Rural friendships and the General Social Survey: Earlier, we considered data from the GSS on numbers of close friends people reported having. The mean for this variable is 7.44, with a standard deviation of 10.98. Let’s say that you decide to use the GSS data to test whether people who live in rural areas have a different mean number of friends than does the overall GSS sample. Again, treat the overall GSS sample as the entire population of interest. Let’s say that you select 40 people living in rural areas and find that they have an average of 3.9 friends.

  1. What is the independent variable in this study? Is this variable nominal, ordinal, or scale?

  2. What is the dependent variable in this study? Is this variable nominal, ordinal, or scale?

  3. What is the null hypothesis for this study?

  4. What is the research hypothesis for this study?

  5. Would we compare the sample data to a distribution of scores or to a distribution of means? Explain.

  6. Using symbolic notation and formulas, calculate the mean and standard error for the distribution of means.

  7. Using symbolic notation and the formula, calculate the z statistic for this sample.

  8. What is the approximate percentile for this sample?

  9. Let’s say that the researchers concluded that people in rural areas have fewer friends than does the general population (thus rejecting the null hypothesis). If they are incorrect, have they made a Type I or a Type II error? Explain.

Question 6.55

6.55

Cheating on standardized tests: In their book Freakonomics, Levitt and Dubner (2009) describe alleged cheating among teachers in the Chicago public school system. Certain classrooms had suspiciously strong performances on standardized tests that often mysteriously declined the following year when a new teacher taught the same students. In about 5% of classrooms studied, Levitt and other researchers found blocks of correct answers, among most students, for the last few questions, an indication that the teacher had changed responses to difficult questions for most students. Let’s assume cheating in a given classroom if the overall standardized test score for the class showed a surprising change from one year to the next.

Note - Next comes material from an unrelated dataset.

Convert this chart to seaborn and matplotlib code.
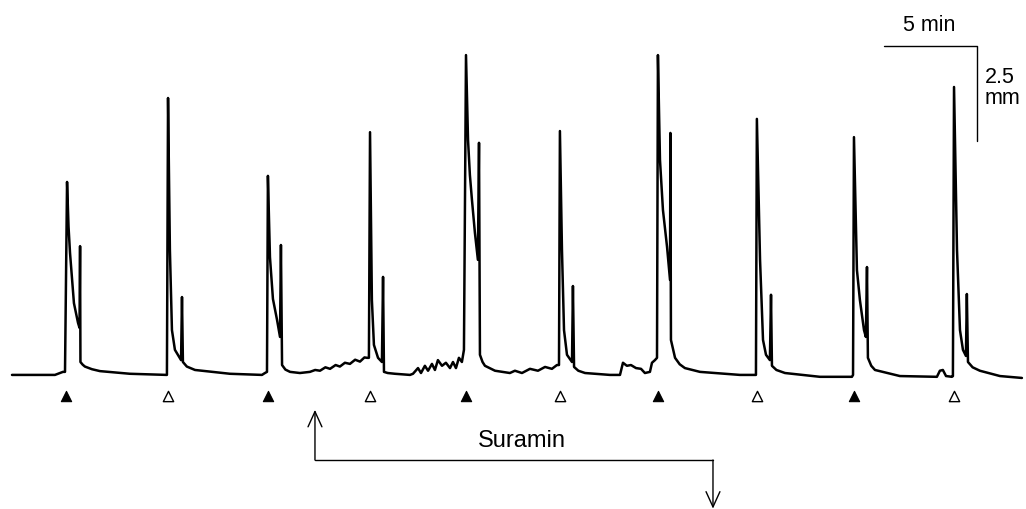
import matplotlib
matplotlib.use("Agg")
import matplotlib.pyplot as plt
import seaborn as sns

# isometric tension trace, knots
# time in minutes, tension in mm of pen deflection above baseline
trace_t = [
    0.00, 2.31, 2.74,
    # 1st contraction (filled)
    2.85, 2.96, 3.04, 3.12, 3.33, 3.55, 3.63, 3.66, 3.68, 3.80, 3.92, 4.30, 4.73, 6.34, 8.23,
    # 2nd contraction (open)
    8.33, 8.39, 8.49, 8.60, 8.76, 9.09, 9.14, 9.19, 9.40, 9.84, 11.72, 13.44,
    # 3rd contraction (filled)
    13.60, 13.71, 13.76, 13.87, 14.03, 14.25, 14.41, 14.46, 14.52, 14.70, 14.95, 15.48,
    16.02, 16.30, 16.56, 16.85, 17.10, 17.40, 17.63, 17.90, 18.17, 18.45, 18.71, 18.95, 19.09,
    # 4th contraction (open)
    19.19, 19.25, 19.35, 19.46, 19.68, 19.89, 19.95, 20.00, 20.20, 20.59, 21.40,
    21.56, 21.83, 21.99, 22.20, 22.37, 22.58, 22.74, 22.90, 23.12, 23.33, 23.55,
    23.71, 23.87, 24.03, 24.19, 24.30,
    # 5th contraction (filled)
    24.41, 24.52, 24.62, 24.73, 24.89, 25.05, 25.11, 25.16, 25.30, 25.43, 25.97, 26.77,
    27.04, 27.42, 27.85, 28.28, 28.66, 29.03, 29.30,
    # 6th contraction (open)
    29.41, 29.46, 29.57, 29.68, 29.84, 30.11, 30.16, 30.22, 30.45, 30.81, 32.15, 32.69,
    32.85, 33.06, 33.28, 33.55, 33.82, 34.03, 34.30, 34.41, 34.57,
    # 7th contraction (filled)
    34.68, 34.73, 34.84, 35.00, 35.22, 35.38, 35.40, 35.43, 35.65, 35.90, 36.18, 36.99, 39.14, 39.95,
    # 8th contraction (open)
    40.00, 40.05, 40.22, 40.38, 40.54, 40.75, 40.81, 40.86, 41.10, 41.56, 43.44, 45.16,
    # 9th contraction (filled)
    45.22, 45.27, 45.43, 45.59, 45.81, 45.91, 45.97, 46.02, 46.20, 46.40, 47.74, 49.73,
    49.89, 50.05, 50.22, 50.54,
    # 10th contraction (open)
    50.59, 50.65, 50.81, 50.97, 51.13, 51.29, 51.34, 51.40, 51.65, 52.04, 53.12, 54.30,
]
trace_mm = [
    0.00, 0.00, 0.08,
    0.08, 5.08, 3.90, 3.21, 1.89, 1.37, 1.24, 3.39, 0.34, 0.27, 0.22, 0.15, 0.10, 0.03, 0.00,
    0.00, 7.29, 3.29, 1.18, 0.66, 0.39, 2.05, 0.34, 0.22, 0.13, 0.03, 0.00,
    0.05, 0.08, 5.24, 3.10, 2.00, 1.45, 1.00, 3.42, 0.26, 0.14, 0.08, 0.05,
    0.08, 0.13, 0.11, 0.20, 0.16, 0.26, 0.22, 0.32, 0.29, 0.40, 0.35, 0.46, 0.45,
    0.45, 6.39, 1.97, 0.79, 0.45, 0.34, 2.58, 0.08, 0.05, 0.03, 0.00,
    0.03, 0.18, 0.05, 0.24, 0.11, 0.29, 0.13, 0.39, 0.24, 0.32, 0.18,
    0.34, 0.18, 0.45, 0.34, 0.66,
    8.42, 6.18, 5.26, 4.61, 3.74, 3.03, 6.11, 0.53, 0.34, 0.24, 0.11, 0.05,
    0.11, 0.05, 0.16, 0.11, 0.21, 0.16, 0.26,
    0.26, 6.42, 3.29, 1.18, 0.53, 0.34, 2.34, 0.21, 0.11, 0.05, 0.00, 0.00,
    0.32, 0.24, 0.26, 0.18, 0.16, 0.05, 0.08, 0.32, 0.39,
    0.45, 8.42, 5.66, 4.34, 3.37, 2.50, 6.37, 0.92, 0.45, 0.28, 0.18, 0.08, 0.00, 0.00,
    0.00, 6.74, 3.03, 0.92, 0.53, 0.39, 2.11, 0.24, 0.13, 0.05, -0.05, -0.05,
    0.00, 6.26, 2.76, 1.97, 1.18, 1.00, 2.84, 0.45, 0.24, 0.13, -0.03, -0.05,
    0.11, 0.13, -0.03, -0.05,
    -0.03, 7.58, 3.29, 1.18, 0.66, 0.50, 2.13, 0.34, 0.20, 0.11, -0.03, -0.08,
]

# drug additions marked under the trace
filled_marks = [2.92, 13.74, 24.42, 34.73, 45.27]
open_marks = [8.39, 19.26, 29.46, 40.06, 50.64]
mark_level = -0.55

# suramin exposure period
suramin_start = 16.29
suramin_end = 37.69

# calibration bars
bar_time = 5.0
bar_tension = 2.5
bar_t0 = 46.88
bar_top = 8.66

sns.set_style("white")
plt.rcParams['font.family'] = ['Liberation Sans', 'DejaVu Sans']
plt.rcParams['text.color'] = 'black'

fig = plt.figure(figsize=(10.26, 5.09), dpi=100)
ax = fig.add_axes([0, 0, 1, 1])

sns.lineplot(x=trace_t, y=trace_mm, sort=False, estimator=None,
             color='black', linewidth=1.8, ax=ax)

sns.scatterplot(x=filled_marks, y=[mark_level] * len(filled_marks), marker='^',
                s=55, color='black', edgecolor='black', linewidth=0.8, ax=ax)
sns.scatterplot(x=open_marks, y=[mark_level] * len(open_marks), marker='^',
                s=55, facecolor='white', edgecolor='black', linewidth=1.0, ax=ax)

# suramin bracket with arrows
arrow = dict(arrowstyle='->,head_length=1.1,head_width=0.5', color='black',
             lw=1.0, shrinkA=0, shrinkB=0)
line_y = -2.24
ax.plot([suramin_start, suramin_end], [line_y, line_y], color='black', lw=1.0)
ax.annotate('', xy=(suramin_start, -0.92), xytext=(suramin_start, line_y),
            arrowprops=arrow)
ax.annotate('', xy=(suramin_end, -3.52), xytext=(suramin_end, line_y),
            arrowprops=arrow)
ax.text(27.39, -1.89, 'Suramin', ha='center', va='baseline', fontsize=17,
        color='black')

# scale bars
ax.plot([bar_t0, bar_t0 + bar_time, bar_t0 + bar_time],
        [bar_top, bar_top, bar_top - bar_tension], color='black', lw=1.0)
ax.text(bar_t0 + bar_time / 2 - 0.05, 9.05, '5 min', ha='center', va='baseline',
        fontsize=15.5, color='black')
ax.text(bar_t0 + bar_time + 0.43, 8.1, '2.5\nmm', ha='left', va='top',
        fontsize=15.5, linespacing=1.0, color='black')

ax.set_xlim(-0.645, 54.52)
ax.set_ylim(-3.53, 9.87)
ax.axis('off')

fig.savefig('out.png', dpi=100, facecolor='white')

  1. How are the researchers operationalizing the variable of cheating in this study? Is this a nominal, ordinal, or scale variable?

  2. Explain how researchers can use the z distribution to catch cheating teachers.

  3. How might a histogram or frequency polygon be useful to researchers who are trying to catch cheating teachers?

  4. If researchers falsely conclude that teachers are cheating, what kind of error would they be committing? Explain.